Inspired by my recent thirty-year high school reunion (Go Spartans!), I began to think about the changes that have occurred over the last thirty years in accounting and financial reporting. Not only has standard setting changed dramatically (we were at Statement of Financial Accounting Standards No. 44, Accounting for Intangible Assets of Motor Carriers, in 1980), but the process of preparing and auditing financial reports has also undergone a radical transformation.

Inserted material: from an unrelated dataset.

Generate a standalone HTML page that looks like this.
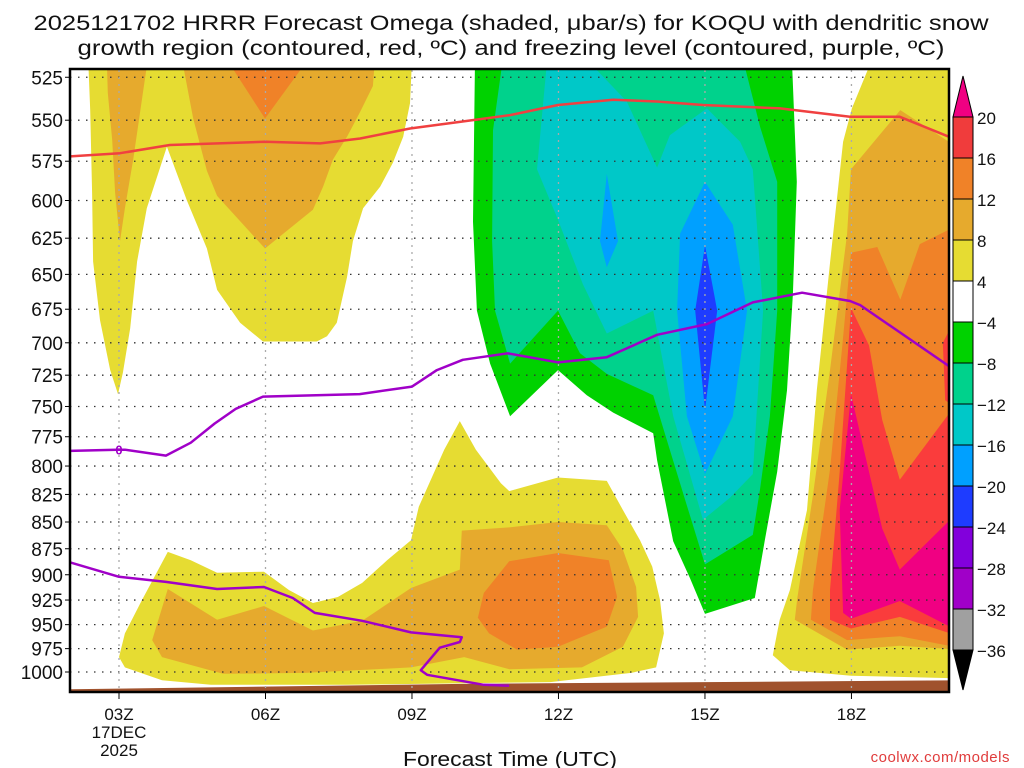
<!DOCTYPE html>
<html><head><meta charset="utf-8"><style>
html,body{margin:0;padding:0;background:#fff;}
svg{display:block;font-family:"Liberation Sans",sans-serif;}
</style></head><body>
<svg id="chart" width="1024" height="768" viewBox="0 0 1024 768" xmlns="http://www.w3.org/2000/svg">
<text x="511" y="30" font-size="21" text-anchor="middle" fill="#111" textLength="955" lengthAdjust="spacingAndGlyphs">2025121702 HRRR Forecast Omega (shaded, μbar/s) for KOQU with dendritic snow</text>
<text x="511" y="55" font-size="21" text-anchor="middle" fill="#111" textLength="867" lengthAdjust="spacingAndGlyphs">growth region (contoured, red, ºC) and freezing level (contoured, purple, ºC)</text>
<defs><clipPath id="plotclip"><rect x="70" y="69" width="879" height="623"/></clipPath></defs>
<g id="fills" clip-path="url(#plotclip)"></g>
<g id="grid"></g>
<g id="lines" clip-path="url(#plotclip)"></g>
<g id="axes"></g>
<g id="cbar"></g>
<text x="510" y="766" font-size="20" text-anchor="middle" fill="#111" textLength="214" lengthAdjust="spacingAndGlyphs">Forecast Time (UTC)</text>
<text x="1010" y="762" font-size="15" text-anchor="end" fill="#e03c3c" letter-spacing="0.5">coolwx.com/models</text>
</svg>
<script>
// ---- data (hour UTC, pressure hPa) ----
const pressureLevels = [525,550,575,600,625,650,675,700,725,750,775,800,825,850,875,900,925,950,975,1000];
const hourTicks = [3,6,9,12,15,18];
const hourLabels = ["03Z","06Z","09Z","12Z","15Z","18Z"];
const cbarLevels = [20,16,12,8,4,-4,-8,-12,-16,-20,-24,-28,-32,-36];
const cbarColors = ["#f03c3c","#f08228","#e6aa2d","#e6dc32","#ffffff","#00d200","#00d28c","#00c8c8","#00a0ff","#1e3cff","#8200dc","#a000c8","#a0a0a0"];
const yellowUpper = [[9.0,515],[8.96,540],[8.82,560],[8.61,576],[8.35,591],[8.0,605],[7.79,627],[7.67,652],[7.46,685],[7.26,695],[7.05,699],[5.95,699],[5.48,685],[5.01,661],[4.8,632],[4.39,600],[3.98,566],[3.57,605],[3.37,641],[3.23,689],[3.08,723],[2.98,740],[2.82,721],[2.61,683],[2.47,641],[2.45,595],[2.41,544],[2.37,515]];
const tanUpperStrip = [[2.75,515],[3.59,515],[3.49,534],[3.29,574],[3.12,605],[3.02,627],[2.92,595],[2.86,562],[2.77,534]];
const tanUpper = [[4.29,515],[8.24,515],[8.2,530],[7.94,545],[7.67,560],[7.38,574],[7.18,591],[6.97,606],[5.99,632],[5.01,597],[4.8,581],[4.52,549]];
const orangeUpper = [[5.21,515],[6.87,515],[5.99,549]];
const yellowLower = [[3.0,984],[3.12,959],[3.47,925],[4.0,878],[4.47,886],[5.01,898],[5.97,897],[6.48,915],[6.97,928],[7.48,922],[7.98,908],[8.49,886],[8.98,867],[9.14,836],[9.66,786],[9.98,762],[10.31,786],[10.82,815],[10.99,822],[11.99,810],[12.99,813],[13.32,839],[13.67,867],[13.92,892],[14.08,925],[14.16,959],[14.0,995],[13.49,1001],[11.83,1011],[7.65,1014],[4.88,1014],[3.88,1009],[3.12,995]];
const tanLower = [[3.68,966],[4.0,914],[5.01,945],[5.97,931],[6.97,956],[7.98,946],[8.98,913],[9.98,895],[10.02,858],[10.99,855],[11.99,850],[12.99,853],[13.32,876],[13.59,912],[13.63,942],[13.32,973],[12.48,995],[10.99,997],[10.07,984],[8.98,995],[6.81,1001],[5.13,1002],[3.88,984]];
const orangeLower = [[10.35,943],[10.47,918],[10.99,887],[11.99,879],[13.03,886],[13.2,922],[12.99,952],[11.99,973],[11.15,976],[10.58,959]];
const yellowRight = [[18.42,515],[20.2,515],[20.2,1007],[17.99,1004],[16.74,998],[16.39,982],[16.53,945],[16.74,915],[17.09,839],[17.29,737],[17.56,642],[17.83,563],[18.01,543]];
const tanRight = [[20.2,567],[19.0,544],[17.99,580],[17.91,622],[17.56,721],[17.21,826],[16.89,924],[16.84,945],[17.91,976],[18.99,972],[20.2,976]];
const orangeRight = [[20.2,616],[19.4,629],[19.0,668],[18.53,631],[17.99,635],[17.81,703],[17.56,803],[17.21,915],[17.17,945],[17.91,966],[18.99,962],[20.2,974]];
const redRight = [[17.99,674],[18.36,702],[18.63,761],[18.99,812],[20.2,745],[20.2,962],[18.99,942],[17.99,954],[17.56,945],[17.56,915],[17.76,805]];
const redEdge = [[20.2,677],[19.87,700],[19.92,745],[20.2,753]];
const magentaRight = [[17.99,740],[18.36,805],[18.63,856],[18.99,895],[20.2,840],[20.2,957],[18.99,926],[17.99,944],[17.83,938],[17.76,839]];
const greenArea = [[10.29,515],[10.25,614],[10.33,676],[10.6,716],[11.01,758],[11.99,721],[12.58,741],[13.12,755],[13.94,772],[14.02,795],[14.35,868],[14.69,903],[15.0,939],[16.02,923],[16.23,866],[16.48,805],[16.68,737],[16.8,664],[16.88,588],[16.78,515]];
const seafoamArea = [[10.86,515],[10.66,556],[10.64,627],[10.7,676],[11.01,716],[11.99,676],[12.44,708],[12.99,724],[13.94,741],[14.28,786],[14.63,835],[15.0,890],[15.98,862],[16.13,820],[16.33,758],[16.48,676],[16.48,588],[16.13,554],[15.78,515]];
const cyanArea = [[11.77,515],[11.56,580],[11.97,611],[12.5,657],[12.99,693],[13.94,676],[14.35,758],[14.96,848],[15.51,828],[15.98,807],[16.19,676],[15.98,580],[15.72,563],[15.04,543],[14.28,559],[14.02,579],[13.4,539],[12.58,515]];
const blueSmall = [[12.99,583],[13.22,627],[12.99,645],[12.85,627]];
const blueArea = [[15.0,588],[15.57,616],[15.86,676],[15.57,758],[15.0,807],[14.63,758],[14.43,676],[14.49,622]];
const darkBlueArea = [[15.0,630],[15.25,676],[15.0,753],[14.8,676]];
const groundTop = [[1.8,1019],[10,1013],[15,1011],[20.2,1009]];
const dgzLine = [[2.0,572],[3.02,570],[4.04,565],[5.99,563],[7.12,564],[7.94,561],[8.96,555],[9.98,551],[11.01,547],[11.99,541],[13.12,538],[14.02,539],[14.96,541],[16.54,543],[17.97,548],[18.99,548],[20.0,560]];
const freezeUpper = [[2.0,787],[2.96,786],[3.12,786],[3.96,791],[4.47,780],[4.96,764],[5.39,752],[5.95,742],[7.93,740],[9.0,734],[9.51,721],[10.04,713],[10.96,708],[11.99,715],[12.99,711],[14.02,694],[15.04,686],[15.98,670],[16.99,663],[17.97,669],[18.18,672],[20.0,718]];
const freezeLower = [[2.0,888],[3.0,902],[3.96,907],[5.01,914],[5.97,912],[6.56,923],[7.01,938],[7.98,946],[8.98,958],[10.02,963],[9.98,968],[9.57,974],[9.18,998],[9.31,1003],[10.47,1014],[10.99,1015]];

// ---- axis functions ----
function X(h){ return 119 + (h-3)*48.83; }
function Y(p){ return 672 - 923*Math.log(1000/p); }
const NS="http://www.w3.org/2000/svg";
function mk(tag, attrs, parent){ const e=document.createElementNS(NS,tag); for(const k in attrs) e.setAttribute(k,attrs[k]); parent.appendChild(e); return e; }
function pts(arr){ return arr.map(d=>X(d[0]).toFixed(1)+","+Y(d[1]).toFixed(1)).join(" "); }

const fillsG=document.getElementById('fills');
const shapes=[
 [yellowUpper,"#e6dc32","yellow-upper-region"],[tanUpperStrip,"#e6aa2d","tan-upper-strip"],[tanUpper,"#e6aa2d","tan-upper-region"],[orangeUpper,"#f08228","orange-upper-region"],
 [yellowLower,"#e6dc32","yellow-lower-region"],[tanLower,"#e6aa2d","tan-lower-region"],[orangeLower,"#f08228","orange-lower-region"],
 [yellowRight,"#e6dc32","yellow-right-region"],[tanRight,"#e6aa2d","tan-right-region"],[orangeRight,"#f08228","orange-right-region"],[redRight,"#fa3c3c","red-right-region"],[redEdge,"#fa3c3c","red-edge-region"],[magentaRight,"#f00082","magenta-right-region"],
 [greenArea,"#00d200","green-region"],[seafoamArea,"#00d28c","seafoam-region"],[cyanArea,"#00c8c8","cyan-region"],[blueSmall,"#00a0ff","blue-small-region"],[blueArea,"#00a0ff","blue-region"],[darkBlueArea,"#1e3cff","dark-blue-region"]
];
shapes.forEach(s=>{
 const el=mk('polygon',{points:pts(s[0]),fill:s[1]},fillsG);
 
 
});
const gpts=groundTop.map(d=>[d[0],d[1]]).concat([[20.2,1040],[1.8,1040]]);
const groundEl=mk('polygon',{points:pts(gpts),fill:"#a0522d"},fillsG);



// grid
const gridG=document.getElementById('grid');
pressureLevels.forEach(p=>{
 const ln=mk('line',{x1:70,x2:948,y1:Y(p),y2:Y(p),stroke:"#333","stroke-width":1.3,"stroke-dasharray":"1.5 6.5"},gridG);
 
 
});
hourTicks.forEach(h=>{
 const ln=mk('line',{x1:X(h),x2:X(h),y1:70,y2:692,stroke:"#aaa","stroke-width":1.3,"stroke-dasharray":"2 5"},gridG);
 
 
});

// lines
const linesG=document.getElementById('lines');
function pl(arr,color,w,name){
 const el=mk('polyline',{points:pts(arr),fill:"none",stroke:color,"stroke-width":w,"stroke-linejoin":"round"},linesG);
 
 
}
pl(dgzLine,"#f04040",2.5,"dendritic-growth-contour");
pl(freezeUpper,"#a000c8",2.5,"freezing-level-upper");
pl(freezeLower,"#a000c8",2.5,"freezing-level-lower");
const zl=mk('text',{x:X(3),y:Y(786)+5,"font-size":13,"font-weight":"bold","text-anchor":"middle",fill:"#a000c8"},linesG);
zl.textContent="0";



// axes
const axesG=document.getElementById('axes');
const frameEl=mk('rect',{x:70,y:69,width:879,height:623,fill:"none",stroke:"#000","stroke-width":2.5},axesG);


pressureLevels.forEach(p=>{
 const t=mk('line',{x1:65,x2:70,y1:Y(p),y2:Y(p),stroke:"#000","stroke-width":1},axesG);
 
 
 const l=mk('text',{x:63,y:Y(p)+7,"font-size":19,"text-anchor":"end",fill:"#111"},axesG);
 l.textContent=p;
 
 
});
hourTicks.forEach((h,i)=>{
 const t=mk('line',{x1:X(h),x2:X(h),y1:692,y2:699,stroke:"#000","stroke-width":1},axesG);
 
 
 const l=mk('text',{x:X(h),y:720,"font-size":17,"text-anchor":"middle",fill:"#111"},axesG);
 l.textContent=hourLabels[i];
 
 
});
const d1=mk('text',{x:X(3),y:738,"font-size":17,"text-anchor":"middle",fill:"#111"},axesG);
d1.textContent="17DEC";


const d2=mk('text',{x:X(3),y:756,"font-size":17,"text-anchor":"middle",fill:"#111"},axesG);
d2.textContent="2025";



// colorbar
const cbG=document.getElementById('cbar');
const cx0=953, cw=20, cy0=117, ch=41.0;
const cbTop=mk('polygon',{points:`${cx0},${cy0} ${cx0+cw},${cy0} ${cx0+cw/2},76`,fill:"#f00082",stroke:"#000","stroke-width":1},cbG);


cbarColors.forEach((c,i)=>{
 const r=mk('rect',{x:cx0,y:cy0+i*ch,width:cw,height:ch,fill:c,stroke:"#000","stroke-width":1},cbG);
 
 
});
const yb=cy0+cbarColors.length*ch;
const cbBot=mk('polygon',{points:`${cx0},${yb} ${cx0+cw},${yb} ${cx0+cw/2},${yb+40}`,fill:"#000",stroke:"#000","stroke-width":1},cbG);


cbarLevels.forEach((v,i)=>{
 const l=mk('text',{x:977,y:cy0+i*ch+7,"font-size":17,fill:"#111"},cbG);
 l.textContent=v<0?"\u2212"+Math.abs(v):String(v);
 
 
});
</script>
</body></html>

Back in the early 1980’s, only a few chosen auditors even had a computer, and they were bulky Compaqs. As a young auditor, we went on “deliveries” to bring important papers and documents to clients and other audit teams. Working out of the Newark, N.J. office of one of the “Big Eight,” meant trips all over N.J. Our workpapers consisted of large, fold out green sheets. In order to add columns, we had to tape on extra sheets and expertly fold them to fit into the workpaper folder. Everything was done in pencil, or “pentels.”  Ten-key calculators were heavy and awkward, required an outlet, and resembled adding machines. Administrative assistants took messages on pink “while-you-were-out” memo pads. We didn’t have e-mail, voicemail, or fax machines. (I didn’t send my first fax until 1985, when the paper was so thin, and the ink nonpermanent that you had to write over it if you wanted the fax preserved in the workpapers.) Client reports were manually compiled in the “report processing” department, and every draft needed to be proofed and manually bound.